Data provided:
===============

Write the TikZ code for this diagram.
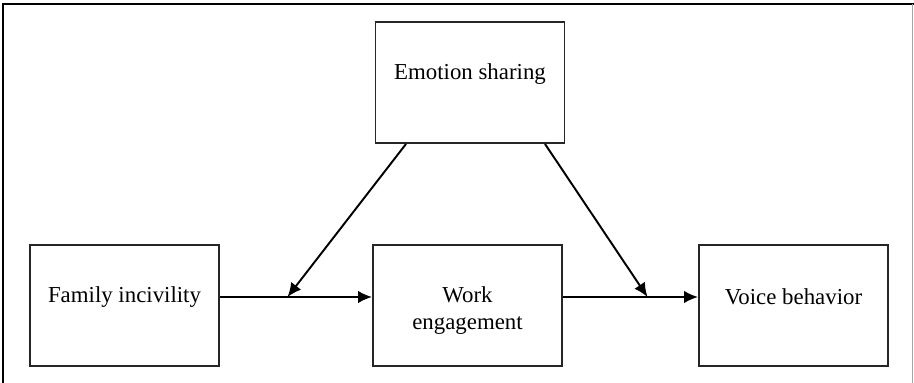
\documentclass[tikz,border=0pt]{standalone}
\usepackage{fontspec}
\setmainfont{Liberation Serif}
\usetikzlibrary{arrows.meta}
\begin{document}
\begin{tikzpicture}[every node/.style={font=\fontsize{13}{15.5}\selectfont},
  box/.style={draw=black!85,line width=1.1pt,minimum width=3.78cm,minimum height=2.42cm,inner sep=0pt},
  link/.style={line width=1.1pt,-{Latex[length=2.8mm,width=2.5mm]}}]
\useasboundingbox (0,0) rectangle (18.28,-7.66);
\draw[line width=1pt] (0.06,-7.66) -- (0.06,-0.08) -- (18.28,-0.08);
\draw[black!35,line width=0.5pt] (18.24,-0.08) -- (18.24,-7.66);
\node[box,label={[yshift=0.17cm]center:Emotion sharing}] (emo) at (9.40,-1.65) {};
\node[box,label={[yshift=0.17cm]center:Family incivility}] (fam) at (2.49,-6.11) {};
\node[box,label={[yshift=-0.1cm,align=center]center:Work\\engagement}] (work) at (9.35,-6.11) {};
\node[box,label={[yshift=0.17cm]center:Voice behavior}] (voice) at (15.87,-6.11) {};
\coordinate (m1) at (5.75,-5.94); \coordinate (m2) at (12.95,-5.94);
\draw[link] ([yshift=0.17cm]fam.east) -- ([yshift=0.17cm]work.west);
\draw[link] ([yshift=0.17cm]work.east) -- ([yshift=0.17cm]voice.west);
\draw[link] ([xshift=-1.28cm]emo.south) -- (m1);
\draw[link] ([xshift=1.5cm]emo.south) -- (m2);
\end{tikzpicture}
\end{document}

===============

Task instructions:
Return the listing above unchanged, apart from dropping its pictures.

The answer:
Write the TikZ code for this diagram.
\documentclass[tikz,border=0pt]{standalone}
\usepackage{fontspec}
\setmainfont{Liberation Serif}
\usetikzlibrary{arrows.meta}
\begin{document}
\begin{tikzpicture}[every node/.style={font=\fontsize{13}{15.5}\selectfont},
  box/.style={draw=black!85,line width=1.1pt,minimum width=3.78cm,minimum height=2.42cm,inner sep=0pt},
  link/.style={line width=1.1pt,-{Latex[length=2.8mm,width=2.5mm]}}]
\useasboundingbox (0,0) rectangle (18.28,-7.66);
\draw[line width=1pt] (0.06,-7.66) -- (0.06,-0.08) -- (18.28,-0.08);
\draw[black!35,line width=0.5pt] (18.24,-0.08) -- (18.24,-7.66);
\node[box,label={[yshift=0.17cm]center:Emotion sharing}] (emo) at (9.40,-1.65) {};
\node[box,label={[yshift=0.17cm]center:Family incivility}] (fam) at (2.49,-6.11) {};
\node[box,label={[yshift=-0.1cm,align=center]center:Work\\engagement}] (work) at (9.35,-6.11) {};
\node[box,label={[yshift=0.17cm]center:Voice behavior}] (voice) at (15.87,-6.11) {};
\coordinate (m1) at (5.75,-5.94); \coordinate (m2) at (12.95,-5.94);
\draw[link] ([yshift=0.17cm]fam.east) -- ([yshift=0.17cm]work.west);
\draw[link] ([yshift=0.17cm]work.east) -- ([yshift=0.17cm]voice.west);
\draw[link] ([xshift=-1.28cm]emo.south) -- (m1);
\draw[link] ([xshift=1.5cm]emo.south) -- (m2);
\end{tikzpicture}
\end{document}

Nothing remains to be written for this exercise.